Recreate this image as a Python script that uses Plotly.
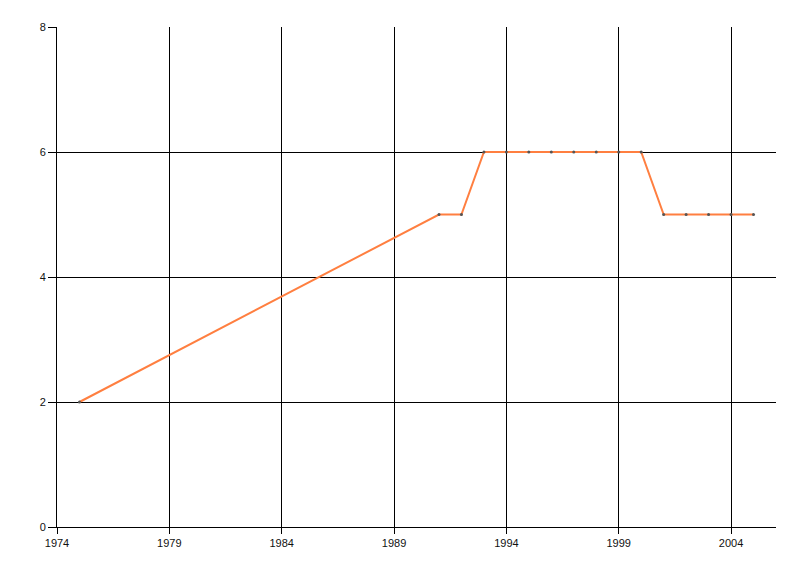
import plotly.graph_objects as go

years = [1975, 1991, 1992, 1993, 1994, 1995, 1996, 1997, 1998, 1999, 2000, 2001, 2002, 2003, 2004, 2005]
values = [2, 5, 5, 6, 6, 6, 6, 6, 6, 6, 6, 5, 5, 5, 5, 5]
x_ticks = [1974, 1979, 1984, 1989, 1994, 1999, 2004]
y_ticks = [0, 2, 4, 6, 8]

fig = go.Figure()
fig.add_trace(go.Scatter(
    x=years, y=values, mode="lines+markers",
    line=dict(color="rgb(255,127,64)", width=2),
    marker=dict(color="#555555", size=3, line=dict(width=0)),
    showlegend=False,
))

fig.update_layout(
    width=800, height=576,
    margin=dict(l=49, r=32, t=19, b=57),
    paper_bgcolor="white", plot_bgcolor="white",
    font=dict(family="Liberation Sans, Arial, sans-serif", size=11, color="#111111"),
    xaxis=dict(
        range=[1974, 2006], tickvals=x_ticks, ticktext=[str(t) for t in x_ticks],
        showgrid=True, gridcolor="black", gridwidth=1,
        showline=True, linecolor="black", linewidth=1,
        ticks="outside", ticklen=6, tickcolor="black",
        zeroline=False,
    ),
    yaxis=dict(
        range=[0, 8], tickvals=y_ticks,
        showgrid=True, gridcolor="black", gridwidth=1,
        showline=True, linecolor="black", linewidth=1,
        ticks="outside", ticklen=8, tickcolor="black",
        zeroline=False,
    ),
)

fig.write_html("out.html")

§ §

Exercise prompt -
Quote the listing above in full, except for the pictures.

Written answer -
Recreate this image as a Python script that uses Plotly.
import plotly.graph_objects as go

years = [1975, 1991, 1992, 1993, 1994, 1995, 1996, 1997, 1998, 1999, 2000, 2001, 2002, 2003, 2004, 2005]
values = [2, 5, 5, 6, 6, 6, 6, 6, 6, 6, 6, 5, 5, 5, 5, 5]
x_ticks = [1974, 1979, 1984, 1989, 1994, 1999, 2004]
y_ticks = [0, 2, 4, 6, 8]

fig = go.Figure()
fig.add_trace(go.Scatter(
    x=years, y=values, mode="lines+markers",
    line=dict(color="rgb(255,127,64)", width=2),
    marker=dict(color="#555555", size=3, line=dict(width=0)),
    showlegend=False,
))

fig.update_layout(
    width=800, height=576,
    margin=dict(l=49, r=32, t=19, b=57),
    paper_bgcolor="white", plot_bgcolor="white",
    font=dict(family="Liberation Sans, Arial, sans-serif", size=11, color="#111111"),
    xaxis=dict(
        range=[1974, 2006], tickvals=x_ticks, ticktext=[str(t) for t in x_ticks],
        showgrid=True, gridcolor="black", gridwidth=1,
        showline=True, linecolor="black", linewidth=1,
        ticks="outside", ticklen=6, tickcolor="black",
        zeroline=False,
    ),
    yaxis=dict(
        range=[0, 8], tickvals=y_ticks,
        showgrid=True, gridcolor="black", gridwidth=1,
        showline=True, linecolor="black", linewidth=1,
        ticks="outside", ticklen=8, tickcolor="black",
        zeroline=False,
    ),
)

fig.write_html("out.html")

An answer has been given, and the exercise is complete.